Keral Asulen a consenti à devenir le magicien renégat, châtré nonobstant, le "magicien brûlé" annoncé par la prophétie énigmatique de Nemuh, celui qui doit pourtant engendrer la Somme des Rêves, l'enfant qui régénérera l'Ordre Bleu éradiqué. Hélas, son seul fils, obtenu aux dépens de la noble Nerasia Tirbald, est Réfractaire, et s'il a été désigné comme héritier par son grand-père, Cerdric Tirbald, dont il porte le nom, il est haï de sa mère et privé de son père, contraint de s'exiler pour échapper à la vindicte des Mystiques.
Ce premier tome prometteur d'une série ne pourra que ravir tous ceux qu'enchantent ces histoires traditionnelles de la Fantasy, nourries des anciens contes, où apparaissent fées, sorciers, prophéties, dieux en lutte, parents désunis et enfant malheureux ou trop doué pour son propre bien.
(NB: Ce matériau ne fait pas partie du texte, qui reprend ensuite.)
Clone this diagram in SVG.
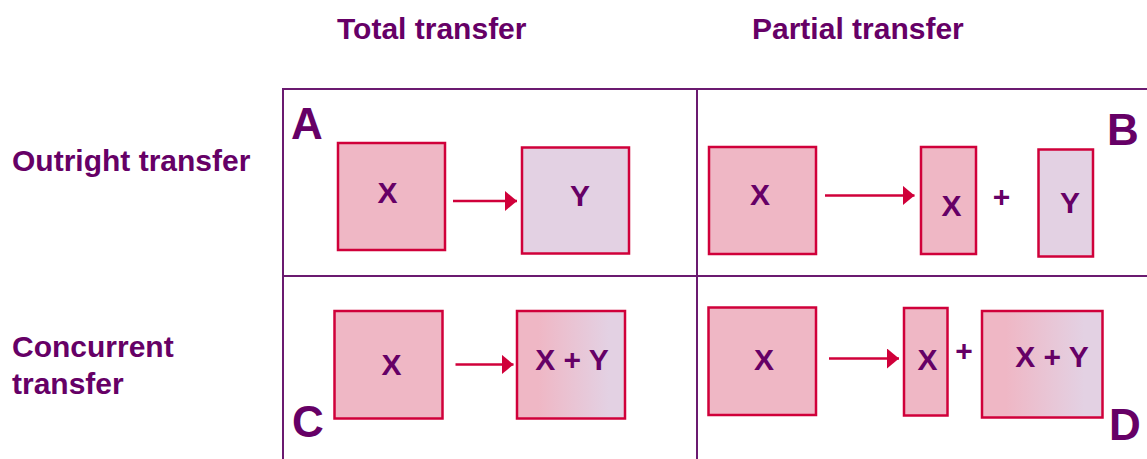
<svg xmlns="http://www.w3.org/2000/svg" width="1147" height="459" viewBox="0 0 1147 459">
<style>
.t{font-family:"Liberation Sans",Arial,sans-serif;font-weight:bold;fill:#660066}
.h{font-size:30px}
.l{font-size:44px}
.bx{font-size:30px;text-anchor:middle}
.g{stroke:#6b1a70;stroke-width:2;fill:none}
.p{fill:#efb7c5;stroke:#d0003a;stroke-width:2.5}
.v{fill:#e3d1e3;stroke:#d0003a;stroke-width:2.5}
.m{fill:url(#grad);stroke:#d0003a;stroke-width:2.5}
.a{stroke:#d0003a;stroke-width:2.5;fill:none;marker-end:url(#ah)}
</style>
<defs>
<linearGradient id="grad" x1="0" y1="0" x2="1" y2="0">
<stop offset="0.2" stop-color="#efb7c5"/>
<stop offset="0.85" stop-color="#e3d1e3"/>
</linearGradient>
<marker id="ah" markerUnits="userSpaceOnUse" markerWidth="13" markerHeight="20" refX="12" refY="10" orient="auto">
<path d="M0,0 L12,10 L0,20 Z" fill="#d0003a"/>
</marker>
</defs>
<rect width="1147" height="459" fill="#ffffff"/>
<g id="headers">
<text class="t h" x="337" y="39">Total transfer</text>
<text class="t h" x="752" y="39">Partial transfer</text>
<text class="t h" x="12" y="171">Outright transfer</text>
<text class="t h" x="12" y="357">Concurrent</text>
<text class="t h" x="12" y="394">transfer</text>
</g>
<g id="grid">
<path class="g" d="M1147,89 H283 V459 M697,89 V459 M283,276 H1147"/>
</g>
<g id="quadrant-labels">
<text class="t l" x="291" y="139">A</text>
<text class="t l" x="1107" y="145">B</text>
<text class="t l" x="292" y="437">C</text>
<text class="t l" x="1109" y="440">D</text>
</g>
<g id="A-X"><rect class="p" x="338" y="143" width="107" height="107"/><text class="t bx" x="387.5" y="203">X</text></g>
<g id="A-Y"><rect class="v" x="522" y="147.5" width="107" height="106"/><text class="t bx" x="580" y="206">Y</text></g>
<g id="B-X"><rect class="p" x="709" y="147" width="107" height="107"/><text class="t bx" x="760" y="205">X</text></g>
<g id="B-X2"><rect class="p" x="921" y="147" width="55" height="107"/><text class="t bx" x="951.5" y="216">X</text></g>
<g id="B-plus"><text class="t bx" x="1001.5" y="207">+</text></g>
<g id="B-Y"><rect class="v" x="1038.5" y="149.5" width="54.5" height="107"/><text class="t bx" x="1070" y="212.5">Y</text></g>
<g id="C-X"><rect class="p" x="334.5" y="311" width="108" height="107.5"/><text class="t bx" x="391.5" y="375">X</text></g>
<g id="C-XY"><rect class="m" x="517" y="311" width="108" height="107.5"/><text class="t bx" x="572" y="370">X + Y</text></g>
<g id="D-X"><rect class="p" x="708.5" y="307.5" width="107.5" height="107.5"/><text class="t bx" x="764" y="370">X</text></g>
<g id="D-X2"><rect class="p" x="904" y="308" width="43.5" height="107.5"/><text class="t bx" x="927.5" y="370">X</text></g>
<g id="D-plus"><text class="t bx" x="964" y="361">+</text></g>
<g id="D-XY"><rect class="m" x="982" y="311" width="120.5" height="106.5"/><text class="t bx" x="1052" y="366.5">X + Y</text></g>
<g id="connectors">
<line class="a" x1="453" y1="201" x2="517" y2="201"/>
<line class="a" x1="825" y1="195.5" x2="914.5" y2="195.5"/>
<line class="a" x1="455.5" y1="364.5" x2="513.5" y2="364.5"/>
<line class="a" x1="829" y1="358.5" x2="899" y2="358.5"/>
</g>
</svg>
D'autre part, il faut souligner que les personnages sont complexes et ne se réduisent heureusement pas à leur archétype, même si Nerasia frôle de près celui de la méchante Reine.
L'histoire, du dedans des palais au dehors des montagnes enneigées ou riantes, de fêtes en prisons, se déroule à un bon rythme, soutenu sans être haletant, et alterne fort agréablement scènes d'actions et scènes plus intimes. Parmi ces dernières, quelques-unes interdiraient de classer ce livre en jeunesse, si on en était tenté, mais elles sont suffisamment éparpillées pour simplement rappeler le fait qu'on est bien là dans de la fantasy adulte, pour un lectorat adulte.
Le roman est suivi d'annexes fort utiles, car elles donnent un arrière-plan consistant au monde ébauché ici. On y trouvera, en sus de deux nouvelles se déroulant dans le même univers, et déjà publiées par ailleurs séparément, l'explication du rythme annuel, et la description des fêtes rituelles mentionnées dans le roman.
En somme, cette première incursion dans la forme longue d'une nouvelliste douée se lit avec plaisir, et confirme son talent, s'il en était besoin.